DATA SHOWN
-- begin --
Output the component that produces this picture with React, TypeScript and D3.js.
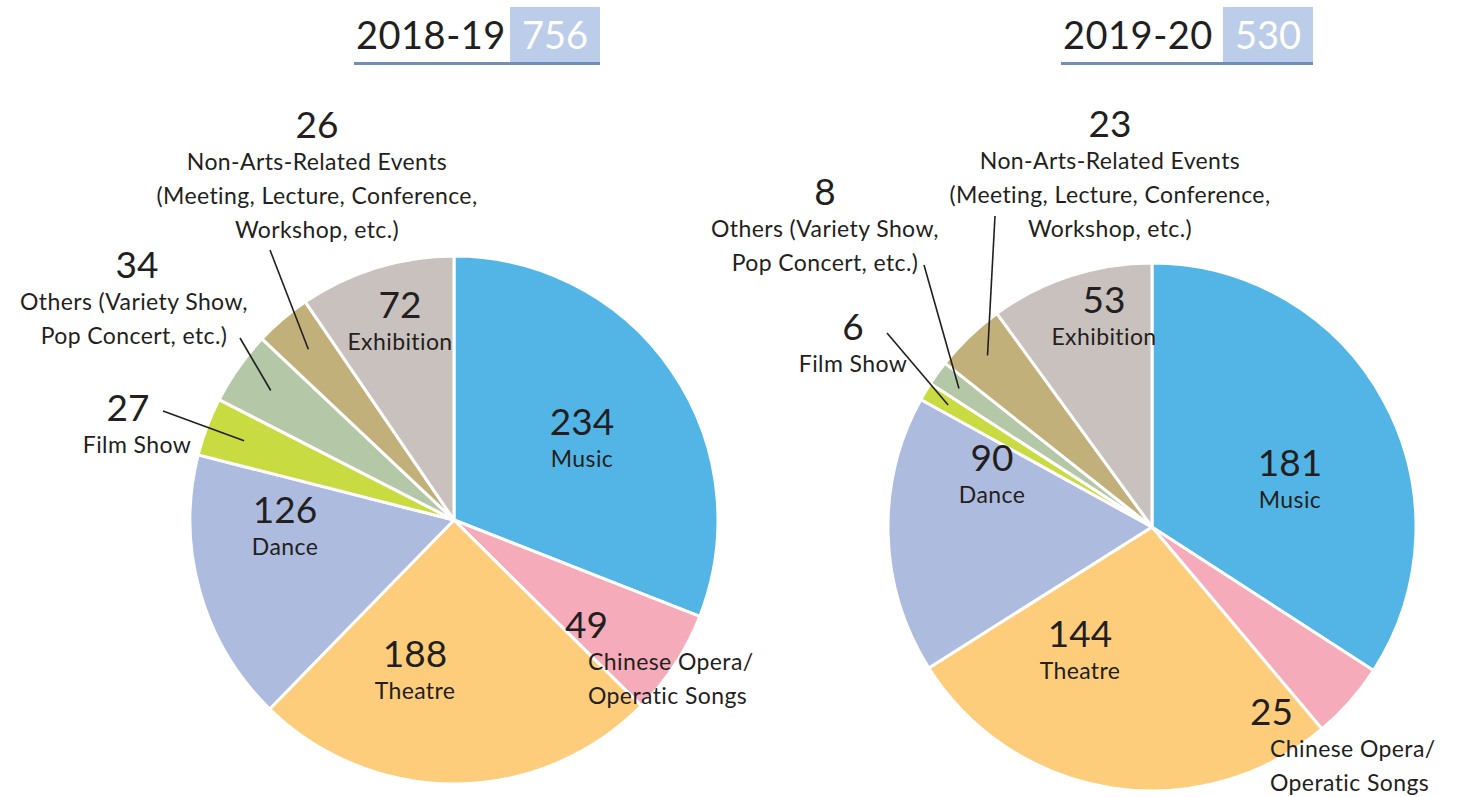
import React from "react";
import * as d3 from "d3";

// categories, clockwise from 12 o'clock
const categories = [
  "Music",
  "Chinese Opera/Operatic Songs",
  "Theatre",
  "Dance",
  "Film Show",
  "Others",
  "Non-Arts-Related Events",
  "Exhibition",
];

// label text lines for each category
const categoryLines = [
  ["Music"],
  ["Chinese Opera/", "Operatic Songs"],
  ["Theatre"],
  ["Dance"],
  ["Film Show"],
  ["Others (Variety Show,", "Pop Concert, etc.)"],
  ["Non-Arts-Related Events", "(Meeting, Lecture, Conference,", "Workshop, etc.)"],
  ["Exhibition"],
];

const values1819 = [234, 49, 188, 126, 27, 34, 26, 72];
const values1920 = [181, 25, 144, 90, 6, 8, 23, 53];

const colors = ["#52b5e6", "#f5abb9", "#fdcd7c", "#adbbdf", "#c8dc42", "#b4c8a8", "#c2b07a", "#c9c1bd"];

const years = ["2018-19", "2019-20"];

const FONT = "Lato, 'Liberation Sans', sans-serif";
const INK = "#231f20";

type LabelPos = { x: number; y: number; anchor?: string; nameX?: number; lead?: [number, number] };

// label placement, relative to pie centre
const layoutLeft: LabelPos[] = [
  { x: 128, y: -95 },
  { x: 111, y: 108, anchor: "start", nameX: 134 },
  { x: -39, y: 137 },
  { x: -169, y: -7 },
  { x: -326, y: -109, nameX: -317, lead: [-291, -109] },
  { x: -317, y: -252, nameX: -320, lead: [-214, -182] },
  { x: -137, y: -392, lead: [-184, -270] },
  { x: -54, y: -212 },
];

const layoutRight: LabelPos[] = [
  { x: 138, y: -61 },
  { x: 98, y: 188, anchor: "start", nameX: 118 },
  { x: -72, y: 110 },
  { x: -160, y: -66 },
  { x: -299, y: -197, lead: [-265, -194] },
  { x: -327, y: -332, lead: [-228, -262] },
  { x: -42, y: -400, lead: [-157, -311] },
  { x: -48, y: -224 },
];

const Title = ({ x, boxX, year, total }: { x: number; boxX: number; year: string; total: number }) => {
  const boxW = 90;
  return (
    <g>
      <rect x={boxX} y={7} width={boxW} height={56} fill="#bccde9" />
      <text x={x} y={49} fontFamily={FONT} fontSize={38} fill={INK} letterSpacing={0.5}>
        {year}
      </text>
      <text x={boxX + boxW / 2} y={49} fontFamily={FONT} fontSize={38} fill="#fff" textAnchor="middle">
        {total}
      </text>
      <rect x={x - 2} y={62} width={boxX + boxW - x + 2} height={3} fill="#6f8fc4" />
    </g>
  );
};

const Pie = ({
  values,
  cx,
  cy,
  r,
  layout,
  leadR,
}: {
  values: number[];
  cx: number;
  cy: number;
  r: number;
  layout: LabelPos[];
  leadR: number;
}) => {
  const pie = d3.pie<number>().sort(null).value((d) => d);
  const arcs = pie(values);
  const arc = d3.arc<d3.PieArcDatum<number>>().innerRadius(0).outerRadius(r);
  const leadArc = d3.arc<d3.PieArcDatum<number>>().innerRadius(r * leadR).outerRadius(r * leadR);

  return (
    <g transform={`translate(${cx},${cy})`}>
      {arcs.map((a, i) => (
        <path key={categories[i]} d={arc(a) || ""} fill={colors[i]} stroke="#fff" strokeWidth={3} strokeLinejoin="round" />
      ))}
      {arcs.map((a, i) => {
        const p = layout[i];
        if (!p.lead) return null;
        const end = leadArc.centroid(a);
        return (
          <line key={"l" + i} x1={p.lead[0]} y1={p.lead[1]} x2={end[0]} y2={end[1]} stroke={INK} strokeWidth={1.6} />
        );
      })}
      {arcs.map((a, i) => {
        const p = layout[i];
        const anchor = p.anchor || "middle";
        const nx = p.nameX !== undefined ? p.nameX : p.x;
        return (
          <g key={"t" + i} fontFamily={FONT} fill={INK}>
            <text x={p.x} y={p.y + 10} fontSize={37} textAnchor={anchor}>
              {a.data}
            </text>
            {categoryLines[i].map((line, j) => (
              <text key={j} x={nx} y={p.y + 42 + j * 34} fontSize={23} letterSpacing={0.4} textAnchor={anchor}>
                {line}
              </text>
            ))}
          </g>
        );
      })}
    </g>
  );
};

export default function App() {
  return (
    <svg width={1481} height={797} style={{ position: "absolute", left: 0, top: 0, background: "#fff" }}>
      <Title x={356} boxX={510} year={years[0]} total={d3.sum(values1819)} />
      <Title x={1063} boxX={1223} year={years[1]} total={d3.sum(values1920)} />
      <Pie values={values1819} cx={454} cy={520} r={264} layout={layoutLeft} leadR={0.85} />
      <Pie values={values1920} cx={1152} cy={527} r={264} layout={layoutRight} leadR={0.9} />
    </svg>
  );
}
-- end --
GIVEN REQUEST
With the pictures left out, transcribe the material exactly.

TASK RESPONSE
Output the component that produces this picture with React, TypeScript and D3.js.
import React from "react";
import * as d3 from "d3";

// categories, clockwise from 12 o'clock
const categories = [
  "Music",
  "Chinese Opera/Operatic Songs",
  "Theatre",
  "Dance",
  "Film Show",
  "Others",
  "Non-Arts-Related Events",
  "Exhibition",
];

// label text lines for each category
const categoryLines = [
  ["Music"],
  ["Chinese Opera/", "Operatic Songs"],
  ["Theatre"],
  ["Dance"],
  ["Film Show"],
  ["Others (Variety Show,", "Pop Concert, etc.)"],
  ["Non-Arts-Related Events", "(Meeting, Lecture, Conference,", "Workshop, etc.)"],
  ["Exhibition"],
];

const values1819 = [234, 49, 188, 126, 27, 34, 26, 72];
const values1920 = [181, 25, 144, 90, 6, 8, 23, 53];

const colors = ["#52b5e6", "#f5abb9", "#fdcd7c", "#adbbdf", "#c8dc42", "#b4c8a8", "#c2b07a", "#c9c1bd"];

const years = ["2018-19", "2019-20"];

const FONT = "Lato, 'Liberation Sans', sans-serif";
const INK = "#231f20";

type LabelPos = { x: number; y: number; anchor?: string; nameX?: number; lead?: [number, number] };

// label placement, relative to pie centre
const layoutLeft: LabelPos[] = [
  { x: 128, y: -95 },
  { x: 111, y: 108, anchor: "start", nameX: 134 },
  { x: -39, y: 137 },
  { x: -169, y: -7 },
  { x: -326, y: -109, nameX: -317, lead: [-291, -109] },
  { x: -317, y: -252, nameX: -320, lead: [-214, -182] },
  { x: -137, y: -392, lead: [-184, -270] },
  { x: -54, y: -212 },
];

const layoutRight: LabelPos[] = [
  { x: 138, y: -61 },
  { x: 98, y: 188, anchor: "start", nameX: 118 },
  { x: -72, y: 110 },
  { x: -160, y: -66 },
  { x: -299, y: -197, lead: [-265, -194] },
  { x: -327, y: -332, lead: [-228, -262] },
  { x: -42, y: -400, lead: [-157, -311] },
  { x: -48, y: -224 },
];

const Title = ({ x, boxX, year, total }: { x: number; boxX: number; year: string; total: number }) => {
  const boxW = 90;
  return (
    <g>
      <rect x={boxX} y={7} width={boxW} height={56} fill="#bccde9" />
      <text x={x} y={49} fontFamily={FONT} fontSize={38} fill={INK} letterSpacing={0.5}>
        {year}
      </text>
      <text x={boxX + boxW / 2} y={49} fontFamily={FONT} fontSize={38} fill="#fff" textAnchor="middle">
        {total}
      </text>
      <rect x={x - 2} y={62} width={boxX + boxW - x + 2} height={3} fill="#6f8fc4" />
    </g>
  );
};

const Pie = ({
  values,
  cx,
  cy,
  r,
  layout,
  leadR,
}: {
  values: number[];
  cx: number;
  cy: number;
  r: number;
  layout: LabelPos[];
  leadR: number;
}) => {
  const pie = d3.pie<number>().sort(null).value((d) => d);
  const arcs = pie(values);
  const arc = d3.arc<d3.PieArcDatum<number>>().innerRadius(0).outerRadius(r);
  const leadArc = d3.arc<d3.PieArcDatum<number>>().innerRadius(r * leadR).outerRadius(r * leadR);

  return (
    <g transform={`translate(${cx},${cy})`}>
      {arcs.map((a, i) => (
        <path key={categories[i]} d={arc(a) || ""} fill={colors[i]} stroke="#fff" strokeWidth={3} strokeLinejoin="round" />
      ))}
      {arcs.map((a, i) => {
        const p = layout[i];
        if (!p.lead) return null;
        const end = leadArc.centroid(a);
        return (
          <line key={"l" + i} x1={p.lead[0]} y1={p.lead[1]} x2={end[0]} y2={end[1]} stroke={INK} strokeWidth={1.6} />
        );
      })}
      {arcs.map((a, i) => {
        const p = layout[i];
        const anchor = p.anchor || "middle";
        const nx = p.nameX !== undefined ? p.nameX : p.x;
        return (
          <g key={"t" + i} fontFamily={FONT} fill={INK}>
            <text x={p.x} y={p.y + 10} fontSize={37} textAnchor={anchor}>
              {a.data}
            </text>
            {categoryLines[i].map((line, j) => (
              <text key={j} x={nx} y={p.y + 42 + j * 34} fontSize={23} letterSpacing={0.4} textAnchor={anchor}>
                {line}
              </text>
            ))}
          </g>
        );
      })}
    </g>
  );
};

export default function App() {
  return (
    <svg width={1481} height={797} style={{ position: "absolute", left: 0, top: 0, background: "#fff" }}>
      <Title x={356} boxX={510} year={years[0]} total={d3.sum(values1819)} />
      <Title x={1063} boxX={1223} year={years[1]} total={d3.sum(values1920)} />
      <Pie values={values1819} cx={454} cy={520} r={264} layout={layoutLeft} leadR={0.85} />
      <Pie values={values1920} cx={1152} cy={527} r={264} layout={layoutRight} leadR={0.9} />
    </svg>
  );
}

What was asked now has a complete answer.